Apologies for the length of the post. I just have to get it all down! Please don’t feel obliged to reply or read through.
 

karaokePete

Registered User
Jul 23, 2017
6,606
0
N Ireland
Hello @Wendywood, you are welcome here and I hope you find the forum to be a friendly and supportive place.

You have quite a lot going on there but one thing that jumps out is that safety is, or may become, an issue and because of this the time may have come when what is needed trumps what is wanted.

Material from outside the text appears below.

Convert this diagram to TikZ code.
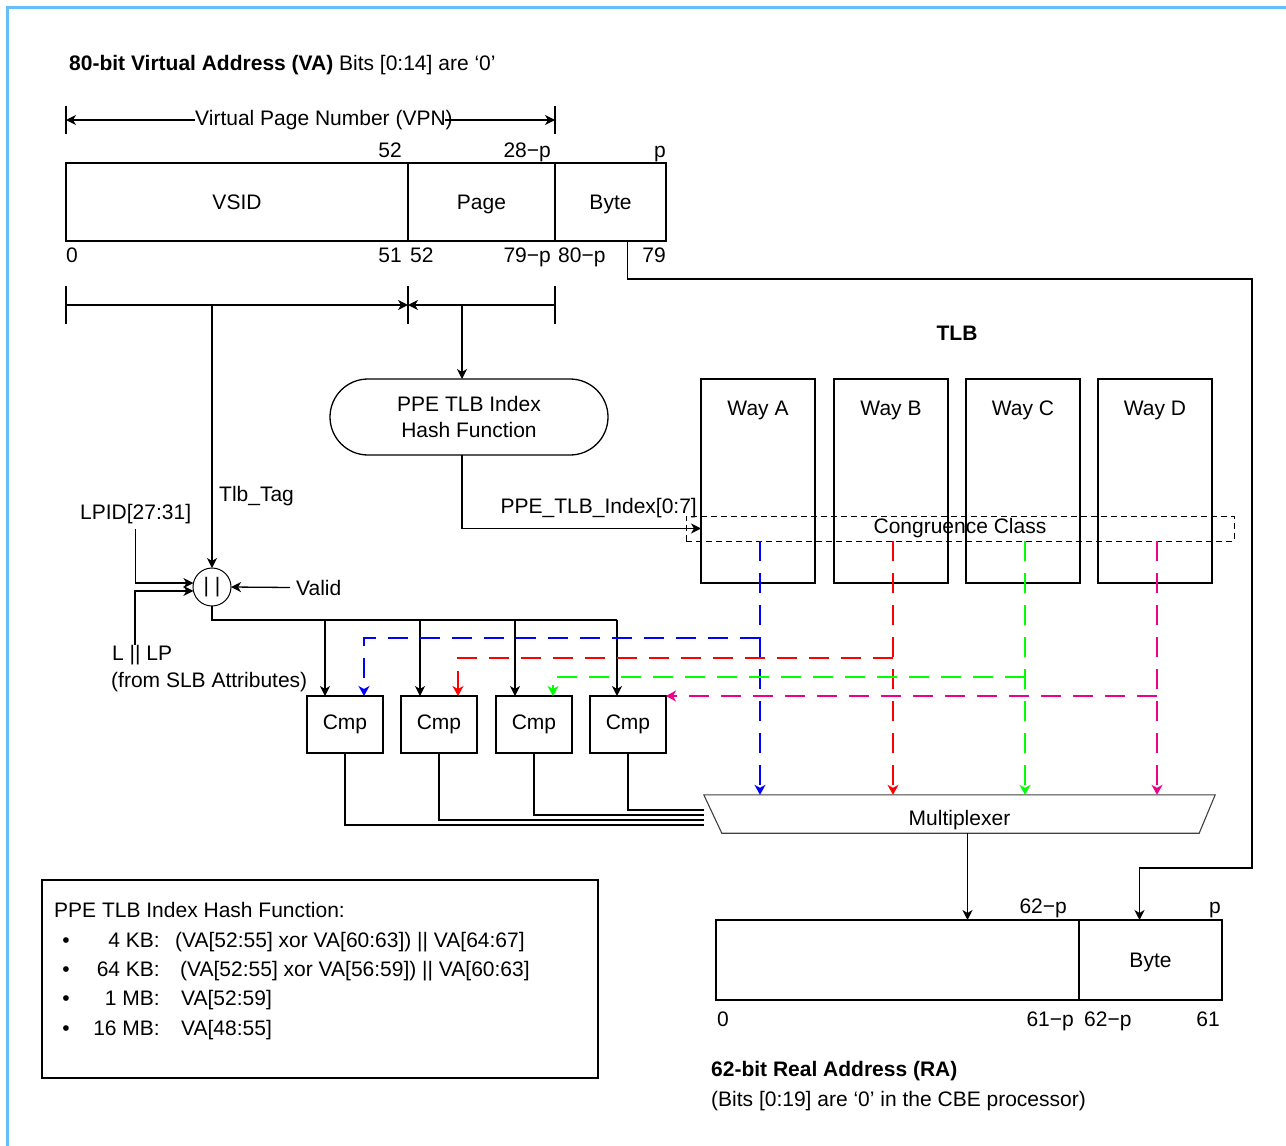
\documentclass[tikz,border=0pt]{standalone}
\usepackage{fontspec}
\setmainfont{Liberation Sans}
\usetikzlibrary{arrows.meta}
\definecolor{frameblue}{RGB}{100,190,250}
\tikzset{
  lbl/.style={inner sep=0pt},
  field/.style={draw, line width=1.3pt, inner sep=0pt, outer sep=0pt},
  wire/.style={line width=1.3pt},
  arr/.style={wire, -{Stealth[length=10pt,width=10pt,inset=3pt]}},
  tap/.style={line width=1.4pt, dash pattern=on 20pt off 12pt, -{Stealth[length=10pt,width=11pt,inset=3pt]}},
}
\begin{document}
\begin{tikzpicture}[x=1pt, y=-1pt, font=\fontsize{21}{26}\selectfont]
\useasboundingbox (0,0) rectangle (1286,1146);
\draw[frameblue, line width=2.5pt] (7.5,1146) -- (7.5,7.5) -- (1286,7.5);

\node[lbl, anchor=base west] (vatitle) at (69,70) {\textbf{80-bit Virtual Address (VA)} Bits [0:14] are ‘0’};

\node[field, text height=15pt, text depth=0pt, minimum width=342, minimum height=78, anchor=north west] (vsid) at (66,163) {VSID};
\node[field, text height=15pt, text depth=0pt, minimum width=147, minimum height=78, anchor=north west] (vapage) at (vsid.north east) {Page};
\node[field, text height=15pt, text depth=0pt, minimum width=111, minimum height=78, anchor=north west] (vabyte) at (vapage.north east) {Byte};
\foreach \x/\t in {402/52,551/28−p,666/p}
    \node[lbl, anchor=base east] at (\x,157) {\t};
\node[lbl, anchor=base west] at (66,262) {0};
\node[lbl, anchor=base east] at (402,262) {51};
\node[lbl, anchor=base west] at (410,262) {52};
\node[lbl, anchor=base east] at (551,262) {79−p};
\node[lbl, anchor=base west] at (558,262) {80−p};
\node[lbl, anchor=base east] at (666,262) {79};

\node[lbl] (vpn) at (324,120) {Virtual Page Number (VPN)};
\coordinate (vpnL) at (66,120);
\coordinate (vpnR) at (555,120);
\foreach \p in {vpnL,vpnR}
    \draw[wire] ([yshift=14pt]\p) -- ([yshift=-14pt]\p);
\draw[arr] (vpn.west) -- (vpn.west -| vpnL);
\draw[arr] ([xshift=-8pt]vpn.east) -- (vpn.east -| vpnR);

\coordinate (brL) at (66,305);
\coordinate (brM) at (408,305);
\coordinate (brR) at (555,305);
\foreach \p in {brL,brM,brR}
    \draw[wire] ([yshift=19pt]\p) -- ([yshift=-19pt]\p);
\draw[arr] (brL) -- (brM);
\draw[arr] (brR) -- (brM);

\node[field, rounded corners=38, minimum width=278, minimum height=76, align=center] (hash) at (469,417) {PPE TLB Index\\Hash Function};
\draw[arr] ([xshift=-7pt]hash.north |- brM) -- ([xshift=-7pt]hash.north);

\node[field, line width=1pt, circle, minimum size=38] (orgate) at (212,587) {| |};
\draw[arr] (orgate.north |- brL) -- (orgate.north);
\node[lbl, anchor=base west] (tag) at (219,501) {Tlb\_Tag};

\node[lbl, anchor=base west] (lpid) at (80,519) {LPID[27:31]};
\draw[arr] ([yshift=-5pt]lpid.south) |- (orgate.168);
\node[lbl, anchor=base west] (slbA) at (112,660) {L || LP};
\node[lbl, anchor=base west] (slbB) at (111,687) {(from SLB Attributes)};
\draw[arr] (slbA.north west) ++(23,0) |- (orgate.192);
\node[lbl, anchor=base west] (valid) at (296,595) {Valid};
\draw[arr] ([xshift=-6pt]valid.west) -- (orgate.east);

\node[lbl] (tlb) at (957,333) {\textbf{TLB}};
\foreach \w/\x in {A/758,B/891,C/1023,D/1155} {
    \node[field, minimum width=114, minimum height=204] (way\w) at (\x,481) {};
    \node[lbl, anchor=base] at ([yshift=-36pt]way\w.north) {Way \w};
}
\node[field, line width=1pt, dash pattern=on 6pt off 4pt, minimum width=548, minimum height=25] (cc) at (960,528.5) {Congruence Class};

\draw[arr] ([xshift=-7pt]hash.south) |- (cc.west -| wayA.west);
\node[lbl, anchor=base east] (idx) at (697,513) {PPE\_TLB\_Index[0:7]};

\node[minimum width=511, minimum height=38, inner sep=0pt, text height=23pt, text depth=0pt] (mux) at (959.5,814) {Multiplexer};
\draw[line width=1.1pt, black!75] (mux.north west) -- (mux.north east) -- ([xshift=-16pt]mux.south east) -- ([xshift=18pt]mux.south west) -- cycle;

\foreach \c/\x in {A/345,B/439,C/534,D/628}
    \node[field, minimum width=76, minimum height=57] (cmp\c) at (\x,724.5) {Cmp};

\coordinate (bus) at (212,620);
\draw[wire] (orgate.south) |- ([xshift=-11pt]cmpD.north |- bus);
\foreach \c/\dx in {A/-20,B/-19,C/-19,D/-11}
    \draw[arr] ([xshift=\dx pt]cmp\c.north |- bus) -- ([xshift=\dx pt]cmp\c.north);

\foreach \w/\col in {A/blue,B/red,C/green,D/magenta}
    \draw[tap, \col] ([xshift=2pt]way\w.south |- cc.south) -- ([xshift=2pt]way\w.south |- mux.north);
\foreach \w/\col/\y in {A/blue/638,B/red/658,C/green/677}
    \draw[tap, \col] ([xshift=2pt]way\w.south |- 0,\y) -| ([xshift=19pt]cmp\w.north);
\draw[tap, magenta] ([xshift=2pt]wayD.south |- cmpD.north east) -- (cmpD.north east);

\foreach \c/\y in {A/825,B/820,C/815,D/810}
    \draw[wire] (cmp\c.south) |- (mux.north west |- 0,\y);

\node[field, minimum width=363, minimum height=80, anchor=north west] (rahi) at (716,920) {};
\node[field, text height=15pt, text depth=0pt, minimum width=143, minimum height=80, anchor=north west] (rabyte) at (rahi.north east) {Byte};
\draw[arr] ([xshift=8pt]mux.south) -- ([xshift=8pt]mux.south |- rahi.north);

\coordinate (bypass) at (1252,868);
\draw[arr] ([xshift=17pt]vabyte.south) |- (bypass |- 0,279) -- (bypass) -| ([xshift=-11pt]rabyte.north);

\node[lbl, anchor=base east] at (1067,913) {62−p};
\node[lbl, anchor=base east] at (1221,913) {p};
\node[lbl, anchor=base west] at (717,1026) {0};
\node[lbl, anchor=base east] at (1074,1026) {61−p};
\node[lbl, anchor=base west] at (1084,1026) {62−p};
\node[lbl, anchor=base east] at (1220,1026) {61};
\node[lbl, anchor=base west] (ratitle) at (711,1076) {\textbf{62-bit Real Address (RA)}};
\node[lbl, anchor=base west] (ranote) at (711,1106) {(Bits [0:19] are ‘0’ in the CBE processor)};

\node[field, minimum width=556, minimum height=198, anchor=north west] (legend) at (42,880) {};
\node[lbl, anchor=base west] (legtitle) at (54,917) {PPE TLB Index Hash Function:};
\foreach \sz/\xs/\expr [count=\i] in {4 KB:/175/{(VA[52:55] xor VA[60:63]) || VA[64:67]},64 KB:/180/{(VA[52:55] xor VA[56:59]) || VA[60:63]},1 MB:/181/{VA[52:59]},16 MB:/181/{VA[48:55]}} {
    \node[lbl, anchor=base] at (66,{918+29.3*\i}) {\textbullet};
    \node[lbl, anchor=base east] at (160,{918+29.3*\i}) {\sz};
    \node[lbl, anchor=base west] at (\xs,{918+29.3*\i}) {\expr};
}
\end{tikzpicture}
\end{document}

Others here may have differing opinions but I think it's time for a care needs assessment and here's a handy link to take you to the appropriate Society Factsheet https://www.alzheimers.org.uk/get-support/legal-financial/assessment-care-support-england
https://www.alzheimers.org.uk/media/8211

There is no need to say sorry for the long post as everyone here will recognise and understand the situation. Please keep posting.
 

nellbelles

Volunteer Host
Nov 6, 2008
9,852
0
leicester
Hello @Wendywood and welcome to TP but sorry that such difficult circumstances have brought you here.
Maybe the time has come to involve SS, the first step possibly should be a needs assessment for MIL as it sounds as if the situation is proving difficult for you and the family to see a way to help MIL stay safe
I have enclosed the link to the Alzheimer’s society’s fact sheets if you would like to have more information
https://www.alzheimers.org.uk/get-s...9.1282197276.1537783722-1370286491.1335957541
 

Wendywood

Registered User
Oct 22, 2018
21
0
We involved SS a few weeks ago after the first bout of wondering - a social worker came to do an assessment - said she’s benefit from some care visits which we have put in place - sent us the name of a couple of private care agencies and then discharged her. Said that she seemed to be getting herself out of dangerous situations by getting helps so that was a positive. We have received no further support whatsoever. When we had her first crisis with no care plan in place the GP actually said to me - we are not here to provide a babysitting service for your family. we deal with medical matters. Heartless, ignorant and unhelpful are the 3 words which sum it up.
 

nellbelles

Volunteer Host
Nov 6, 2008
9,852
0
leicester
I personally found SS very unhelpful until I found a local carers support group who were able to supply an advocate to support us, have you googled carer support or carer groups in your area, these people have the right turn of phase to get things done..
Also the Alzheimer’s society has a valuable resource in its helpline that you may find very useful
https://www.alzheimers.org.uk/get-s...5.1282197276.1537783722-1370286491.1335957541
 

Wendywood

Registered User
Oct 22, 2018
21
0
Thanks for the advice. I will followthe advice to find a local careers group and will also update the SS on new at risk behaviours since the initial assessment. She is being seen this morning for an asssessment by a local organisation called Shared Lives who provide amongst other things companionship support inn3 hour blocks. The problem is that none of these options will protect her against her self if she goes wondering - if she is busy throughout the day does the risk of wondering then decrease I wonder?
 

marionq

Registered User
Apr 24, 2013
6,449
0
Scotland
Could you suggest a short break for her in a “hotel” which is actually a care home to see if she takes to the company provided and the activities. You could suggest to her she might be able to help with some of the older people by chatting to them or going for short walks in the garden.
 

Wendywood

Registered User
Oct 22, 2018
21
0
Could you suggest a short break for her in a “hotel” which is actually a care home to see if she takes to the company provided and the activities. You could suggest to her she might be able to help with some of the older people by chatting to them or going for short walks in the garden.
Good idea. I assume she could be taken out of the care home by her current helper and family of course for dog walks etc?
 

marionq

Registered User
Apr 24, 2013
6,449
0
Scotland
I don't see why not. Make some enquiries locally to see what is available. You're going to need this soon by the sound of it.